Hey I wonder how many of you had received the Email ‘Uses For WD-40’ ? I have been using it for a number of years but never realised what the name stood for or that it had other uses other than lubricating machinery and tools. The email contained an impressive list of 43 uses however not all are recommended by the company. I will be listing only those which were checked with the company and recommended. Not to say that all the other listed ones wouldn’t work, it just may or may not work effectively nor can it be recommended by them.
Here’s a little WD-40 History first…
In 1953, a fledgling company called Rocket Chemical Company and its staff of three set out to create a line of rust-prevention solvents and degreasers for use in the aerospace industry, in a small lab in San Diego, California.
It took them 40 attempts to get the water displacing formula worked out. But they must have been really good, because the original secret formula for WD-40—which stands for Water Displacement perfected on the 40th try—is still in use today.
Convair, an aerospace contractor, first used WD-40 to protect the outer skin of the Atlas Missile from rust and corrosion. The product actually worked so well that several employees snuck some WD-40 cans out of the plant to use at home.
A few years following WD-40’s first industrial use, Rocket Chemical Company founder Norm Larsen experimented with putting WD-40 into aerosol cans, reasoning that consumers might find a use for the product at home as some of the employees had. The product made its first appearance on store shelves in San Diego in 1958.
In 1961 the first full truckload order for WD-40 was filled when employees came in on a Saturday to produce additional concentrate to meet the disaster needs of the victims of hurricane Carla along the U.S. Gulf coast. WD-40 was used to recondition flood and rain damaged vehicles and equipment.

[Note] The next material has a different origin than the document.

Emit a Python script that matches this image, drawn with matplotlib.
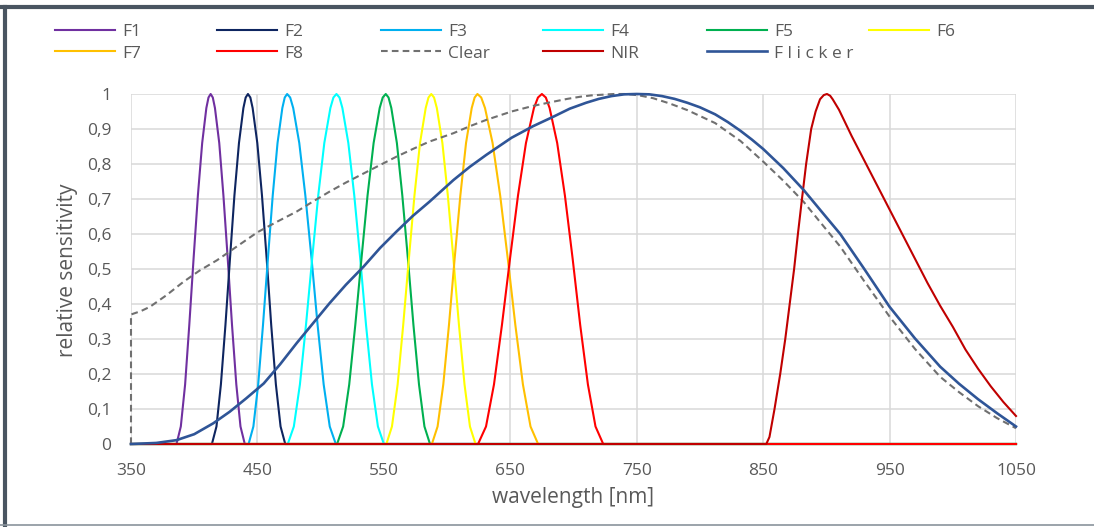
import matplotlib
matplotlib.use("Agg")
import matplotlib.pyplot as plt
from matplotlib.lines import Line2D

plt.rcParams['font.family'] = ['Open Sans', 'DejaVu Sans']

# ---------------- data ----------------
x_ticks = [350, 450, 550, 650, 750, 850, 950, 1050]
y_ticks = [0, 0.1, 0.2, 0.3, 0.4, 0.5, 0.6, 0.7, 0.8, 0.9, 1.0]
y_tick_labels = ["0", "0,1", "0,2", "0,3", "0,4", "0,5", "0,6", "0,7", "0,8", "0,9", "1"]

f1_x = [350, 386, 389.4, 392.8, 396.1, 399.5, 402.9, 406.3, 409.6, 411.3, 413, 414.7, 416.4, 419.8, 423.1, 426.5, 429.9, 433.3, 436.6, 440, 1050]
f1_y = [0, 0, 0.05, 0.17, 0.34, 0.53, 0.71, 0.86, 0.96, 0.99, 1, 0.99, 0.96, 0.86, 0.71, 0.53, 0.34, 0.17, 0.05, 0, 0]

f2_x = [350, 414, 417.6, 421.1, 424.7, 428.3, 431.8, 435.4, 438.9, 440.7, 442.5, 444.4, 446.2, 449.9, 453.6, 457.3, 460.9, 464.6, 468.3, 472, 1050]
f2_y = [0, 0, 0.05, 0.17, 0.34, 0.53, 0.71, 0.86, 0.96, 0.99, 1, 0.99, 0.96, 0.86, 0.71, 0.53, 0.34, 0.17, 0.05, 0, 0]

f3_x = [350, 443, 446.8, 450.6, 454.4, 458.3, 462.1, 465.9, 469.7, 471.6, 473.5, 475.9, 478.3, 483.1, 487.9, 492.8, 497.6, 502.4, 507.2, 512, 1050]
f3_y = [0, 0, 0.05, 0.17, 0.34, 0.53, 0.71, 0.86, 0.96, 0.99, 1, 0.99, 0.96, 0.86, 0.71, 0.53, 0.34, 0.17, 0.05, 0, 0]

f4_x = [350, 474, 478.8, 483.6, 488.4, 493.3, 498.1, 502.9, 507.7, 510.1, 512.5, 514.9, 517.2, 521.9, 526.6, 531.3, 535.9, 540.6, 545.3, 550, 1050]
f4_y = [0, 0, 0.05, 0.17, 0.34, 0.53, 0.71, 0.86, 0.96, 0.99, 1, 0.99, 0.96, 0.86, 0.71, 0.53, 0.34, 0.17, 0.05, 0, 0]

f5_x = [350, 513, 517.8, 522.6, 527.4, 532.3, 537.1, 541.9, 546.7, 549.1, 551.5, 553.7, 555.9, 560.3, 564.6, 569, 573.4, 577.8, 582.1, 586.5, 1050]
f5_y = [0, 0, 0.05, 0.17, 0.34, 0.53, 0.71, 0.86, 0.96, 0.99, 1, 0.99, 0.96, 0.86, 0.71, 0.53, 0.34, 0.17, 0.05, 0, 0]

f6_x = [350, 552, 556.4, 560.9, 565.3, 569.8, 574.2, 578.6, 583.1, 585.3, 587.5, 589.7, 591.9, 596.3, 600.6, 605, 609.4, 613.8, 618.1, 622.5, 1050]
f6_y = [0, 0, 0.05, 0.17, 0.34, 0.53, 0.71, 0.86, 0.96, 0.99, 1, 0.99, 0.96, 0.86, 0.71, 0.53, 0.34, 0.17, 0.05, 0, 0]

f7_x = [350, 588, 592.5, 597, 601.5, 606, 610.5, 615, 619.5, 621.8, 624, 627, 630, 636, 642, 648, 654, 660, 666, 672, 1050]
f7_y = [0, 0, 0.05, 0.17, 0.34, 0.53, 0.71, 0.86, 0.96, 0.99, 1, 0.99, 0.96, 0.86, 0.71, 0.53, 0.34, 0.17, 0.05, 0, 0]

f8_x = [350, 624.5, 630.8, 637.1, 643.4, 649.8, 656.1, 662.4, 668.7, 671.9, 675, 678.1, 681.1, 687.1, 693.2, 699.3, 705.3, 711.4, 717.4, 723.5, 1050]
f8_y = [0, 0, 0.05, 0.17, 0.34, 0.53, 0.71, 0.86, 0.96, 0.99, 1, 0.99, 0.96, 0.86, 0.71, 0.53, 0.34, 0.17, 0.05, 0, 0]

clear_x = [350, 350, 358, 365, 378, 391, 404, 418, 434, 450, 466, 481, 494, 507, 520, 534, 547, 560, 573, 586, 605, 618, 631, 651, 668, 684,
           695, 705, 714, 723, 732, 742, 752, 763, 776, 790, 812, 832, 850, 866, 882, 896, 911, 930, 950, 970, 990, 1005, 1020, 1035, 1050]
clear_y = [0, 0.37, 0.38, 0.392, 0.425, 0.462, 0.495, 0.525, 0.565, 0.605, 0.636, 0.664, 0.693, 0.721, 0.747, 0.773, 0.797, 0.821, 0.843, 0.864, 0.888, 0.908, 0.926, 0.950, 0.966, 0.978,
           0.986, 0.992, 0.996, 0.998, 1.0, 1.0, 0.996, 0.988, 0.973, 0.954, 0.917, 0.866, 0.807, 0.752, 0.692, 0.630, 0.564, 0.465, 0.364, 0.272, 0.192, 0.148, 0.108, 0.074, 0.045]

flicker_x = [350, 370, 386, 400, 415, 428, 441, 455, 468, 481, 494, 507, 520, 534, 547, 560, 573, 586, 605, 618, 631, 651, 668, 684, 697, 710, 720, 730,
             740, 750, 760, 770, 780, 790, 800, 812, 822, 832, 841, 850, 866, 882, 896, 911, 930, 950, 970, 990, 1005, 1020, 1035, 1050]
flicker_y = [0, 0.003, 0.011, 0.028, 0.059, 0.092, 0.13, 0.173, 0.228, 0.288, 0.345, 0.402, 0.455, 0.507, 0.560, 0.607, 0.652, 0.692, 0.754, 0.792, 0.826, 0.875, 0.908, 0.935, 0.958, 0.975, 0.986, 0.994,
             0.999, 1.0, 0.999, 0.994, 0.986, 0.975, 0.962, 0.942, 0.92, 0.895, 0.87, 0.843, 0.788, 0.726, 0.665, 0.600, 0.500, 0.392, 0.302, 0.221, 0.172, 0.128, 0.088, 0.05]

nir_x = [350, 852.5, 855, 859, 863.5, 867.5, 871, 874.5, 877.5, 880.7, 884, 888, 891.5, 895, 898, 900.5, 903, 905, 910, 920, 930,
         940, 950, 960, 970, 980, 990, 1000, 1010, 1020, 1030, 1040, 1050]
nir_y = [0, 0, 0.02, 0.10, 0.20, 0.30, 0.40, 0.50, 0.60, 0.70, 0.80, 0.90, 0.95, 0.985, 0.997, 1.0, 0.995, 0.985, 0.955, 0.88, 0.81,
         0.74, 0.67, 0.60, 0.53, 0.46, 0.395, 0.335, 0.27, 0.215, 0.165, 0.12, 0.08]

series = [
    ("F1", f1_x, f1_y, "#7030A0", "-"),
    ("F2", f2_x, f2_y, "#0E2560", "-"),
    ("F3", f3_x, f3_y, "#00B0F0", "-"),
    ("F4", f4_x, f4_y, "#00FFFF", "-"),
    ("F5", f5_x, f5_y, "#00B050", "-"),
    ("F6", f6_x, f6_y, "#FFFF00", "-"),
    ("F7", f7_x, f7_y, "#FFC000", "-"),
    ("F8", f8_x, f8_y, "#FF0000", "-"),
    ("Clear", clear_x, clear_y, "#707070", "--"),
    ("NIR", nir_x, nir_y, "#C00000", "-"),
    ("F l i c k e r", flicker_x, flicker_y, "#2F5597", "-"),
]

# ---------------- figure ----------------
W, H = 1094, 527
fig = plt.figure(figsize=(W / 100, H / 100), dpi=100)
ax = fig.add_axes([131 / W, 1 - 444 / H, 885 / W, 350 / H])

handles = {}
for name, xs, ys, col, ls in series:
    lw = 1.9 if name.startswith("F l") else 1.5
    if ls == "--":
        ln, = ax.plot(xs, ys, color=col, lw=1.5, dashes=(3.2, 2.0), clip_on=False, label=name)
    else:
        ln, = ax.plot(xs, ys, color=col, lw=lw, clip_on=False, label=name,
                      solid_joinstyle="round")
    handles[name] = ln

ax.set_xlim(350, 1050)
ax.set_ylim(0, 1)
ax.set_xticks(x_ticks)
ax.set_xticklabels([str(v) for v in x_ticks])
ax.set_yticks(y_ticks)
ax.set_yticklabels(y_tick_labels)
ax.grid(True, color="#D9D9D9", lw=1.1)
ax.set_axisbelow(True)
for s in ax.spines.values():
    s.set_visible(False)
ax.tick_params(axis="both", length=0, labelsize=12.5, labelcolor="#595959")
ax.tick_params(axis="x", pad=14)
ax.tick_params(axis="y", pad=14)
ax.set_xlabel("wavelength [nm]", fontsize=15, color="#595959")
ax.set_ylabel("relative sensitivity", fontsize=15, color="#595959")
ax.xaxis.label.set_va("center")
ax.yaxis.label.set_va("center")
ax.xaxis.set_label_coords((573 - 131) / 885, (444 - 497) / 350)
ax.yaxis.set_label_coords((67 - 131) / 885, (444 - 270) / 350)

# legend: six columns, two rows (row-major like the reference)
columns = [("F1", "F7"), ("F2", "F8"), ("F3", "Clear"), ("F4", "NIR"), ("F5", "F l i c k e r"), ("F6",)]
col_x = [55, 217, 381, 543, 707, 869]
for names, cx in zip(columns, col_x):
    fig.legend([handles[n] for n in names], list(names), loc="upper left",
               bbox_to_anchor=(cx / W, 1 - 24 / H), frameon=False, fontsize=12.5,
               handlelength=3.45, handletextpad=0.4, labelspacing=0.3, borderpad=0,
               borderaxespad=0, labelcolor="#595959")

# figure frame
fig.add_artist(Line2D([0, 1], [1 - 7 / H, 1 - 7 / H], transform=fig.transFigure, color="#4A5561", lw=3))
fig.add_artist(Line2D([5 / W, 5 / W], [1 - 7 / H, 1 - 525 / H], transform=fig.transFigure, color="#4A5561", lw=3))
fig.add_artist(Line2D([0, 1], [1 - 525 / H, 1 - 525 / H], transform=fig.transFigure, color="#8A949C", lw=1.2))

fig.savefig("out.png", dpi=100)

Over the years, thousands of WD-40 users have written testimonial letters to the company sharing their often unique, if sometimes just plain weird, uses for the product—many of which are shared in other parts of this Web site. Some of the most interesting stories include the bus driver in Asia who used WD-40 to remove a python snake which had coiled itself around the undercarriage of his bus. Or when police officers used WD-40 to remove a naked burglar trapped in an air conditioning vent.
Here are the uses:-
1) Protects silver from tarnishing.
2) Removes road tar and grime from cars.
3) Loosens stubborn zippers.
4) Keeps ceramic/terra cotta garden pots from oxidizing.
5) Keeps scissors working smoothly.
6) Lubricates noisy door hinges on vehicles and doors in homes
7) It removes black scuff marks from the kitchen floor! Use WD-40 for those nasty tar and scuff marks flooring. It doesn’t seem to harm the finish and you won’t have to scrub nearly as hard to get them off. Just remember to open some windows if you have a lot of marks.
8.) Bug guts will eat away the finish on your car if not removed quickly! Use WD-40!
9) Lubricates gear shift and mower deck lever for ease of handling on riding mowers.
10)Rids kids rocking chairs and swings of squeaky noises.
11)Lubricates tracks in sticking home windows and makes them easier to open.
12)Spraying an umbrella stem makes it easier to open and close.
13)Restores and cleans padded leather dashboards in vehicles, as well as vinyl bumpers.
14)Restores and clean s roof racks on vehicles.
15)Lubricates and stops squeaks in electric fans.
16)Lubricates wheel sprockets on tricycles, wagons, and bicycles for easy handling.
17)Lubricates fan belts on washers and dryers and keeps them running smoothly.
18)Keeps rust from forming on saws and saw blades, and other tools.
19)Lubricates prosthetic limbs.
20)Keeps pigeons off the balcony (they hate the smell).
21)Removes all traces of duct tape.
22)Florida’s favorite use is: ‘cleans and removes love bugs from grills and bumpers.’
23)If you sprayed WD-40 on the distributor cap, it would displace the moisture and allow the car to start.
In 1929 Otto Durst invented Autosol metal polish, now used throughout the world. Many years later the original classic metal polish achieved gold medal status from Mondiale Selection, an independent product testing panel in Europe, for its ability not only to shine metals to a high gloss but also to protect them from corrosion and oxidation. Since then Autosol has become one of the most widely used and respected metal polishes in the world.
Autosol was created to polish all metals. Strong enough to remove stubborn rust stains, yet gentle enough to use on even highly polished metal pieces, it also contains inhibitors for superior protection from the environmental factors that cause tarnishing and corrosion.
Well a great tip shared by a friend at Sony is that it is used by the technicians and dealers to remove the oxidized build up on the jack contacts such as earphone, speaker connections, basically any electrical metal connectors. It even improves sound quality as a result.